Children's burial ground, Dangan, Co. Galway
Co. Galway |
Burial Grounds
In a field of undulating farmland north of the Galway to Oughterard road, a low raised platform holds dozens of small granite stones, each one marking a grave.
The platform is roughly subrectangular in shape, running about twenty metres on its longer axis and rising some two metres above the surrounding ground. A drystone wall, now collapsed, once enclosed the site. What makes this place distinctive is what it was set aside for: it is a cillin, a children's burial ground of the kind once found across rural Ireland, used for the interment of unbaptised infants and others considered ineligible for consecrated ground under Catholic ecclesiastical law.
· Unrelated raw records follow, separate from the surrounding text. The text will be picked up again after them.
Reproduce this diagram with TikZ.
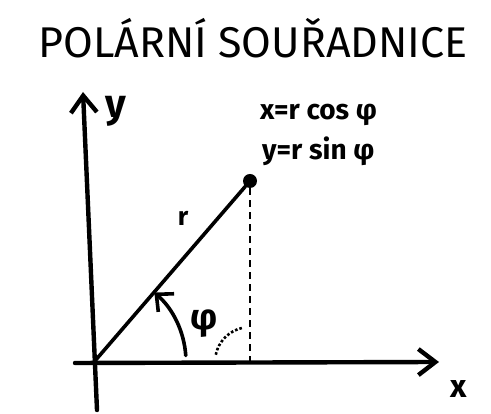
\documentclass[tikz,border=0pt]{standalone}
\usepackage{fontspec}
\setmainfont{Fira Sans}
\usetikzlibrary{arrows.meta}
\tikzset{
  axis/.style={line width=4.4pt, line cap=round, line join=round},
  vec/.style={line width=3.6pt, line cap=round, line join=round},
  barb/.style={-{Straight Barb[length=17pt,width=26pt,line width=4.4pt]}},
  lbl/.style={font=\fontsize{32}{32}\selectfont\bfseries, inner sep=0pt},
  formula/.style={font=\fontsize{28}{28}\selectfont\bfseries, inner sep=0pt, anchor=west},
  titlestyle/.style={font=\fontsize{43}{43}\selectfont, inner sep=0pt},
  dot/.style={circle, fill=black, minimum size=14pt, inner sep=0pt},
}
\begin{document}
\begin{tikzpicture}[x=1pt,y=1pt]
\useasboundingbox (0,0) rectangle (491,414);
\node[titlestyle] (title) at (253,376) {POLÁRNÍ SOUŘADNICE};
\coordinate (O) at (94,52);
\coordinate (ybot) at (97,4);
\coordinate (ytop) at (83,322);
\coordinate (xl) at (75,51);
\coordinate (xr) at (439,52);
\draw[axis,barb] (ybot) -- (ytop);
\draw[axis,barb] (xl) -- (xr);
\node[lbl, font=\fontsize{40}{40}\selectfont\bfseries] (ylab) at (116,303) {y};
\node[lbl] (xlab) at (459,25) {x};
\node[dot] (P) at (250,233) {};
\draw[vec] (O) -- (P);
\coordinate (F) at (250,52);
\draw[line width=2.4pt, dash pattern=on 7pt off 5pt] (P) -- (F);
\node[lbl, font=\fontsize{26}{26}\selectfont\bfseries] (rlab) at (183,196) {r};
\node[lbl, font=\fontsize{36}{36}\selectfont\bfseries] (philab) at (204,90) {φ};
\draw[vec,-{Straight Barb[length=13pt,width=24pt,line width=3.6pt]}] (O) ++(4:92pt) arc[start angle=4,end angle=49,radius=92pt];
\draw[line width=2.6pt, dotted] (F) ++(168:35pt) arc[start angle=168,end angle=102,radius=35pt];
\node[formula] (fx) at (260,299) {x=r cos φ};
\node[formula] (fy) at (262,263) {y=r sin φ};
\end{tikzpicture}
\end{document}
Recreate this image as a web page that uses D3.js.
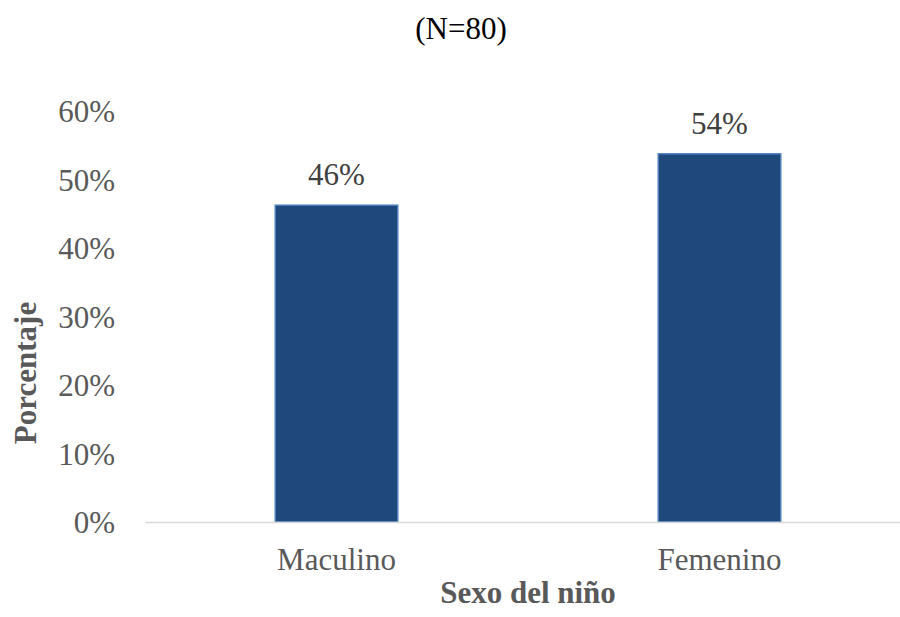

Cillíní were not marginal places in any casual sense. The theology behind them was severe: a child who died before baptism was held to be excluded from heaven, and so the Church withheld its burial rites. Families were left to inter their children quietly, often at liminal spots, the edges of townlands, old ringforts, early Christian enclosures, or raised ground with uncertain histories. The graves here at Dangan are oriented east to west, the traditional Christian alignment in which the dead face the rising sun and, by extension, the direction of resurrection. That detail speaks to the grief and piety of the families who used this ground, even as the Church kept them at a formal distance. The small uprights visible across the interior are uncut granite, modest and largely undifferentiated, which is typical of such sites throughout the west of Ireland.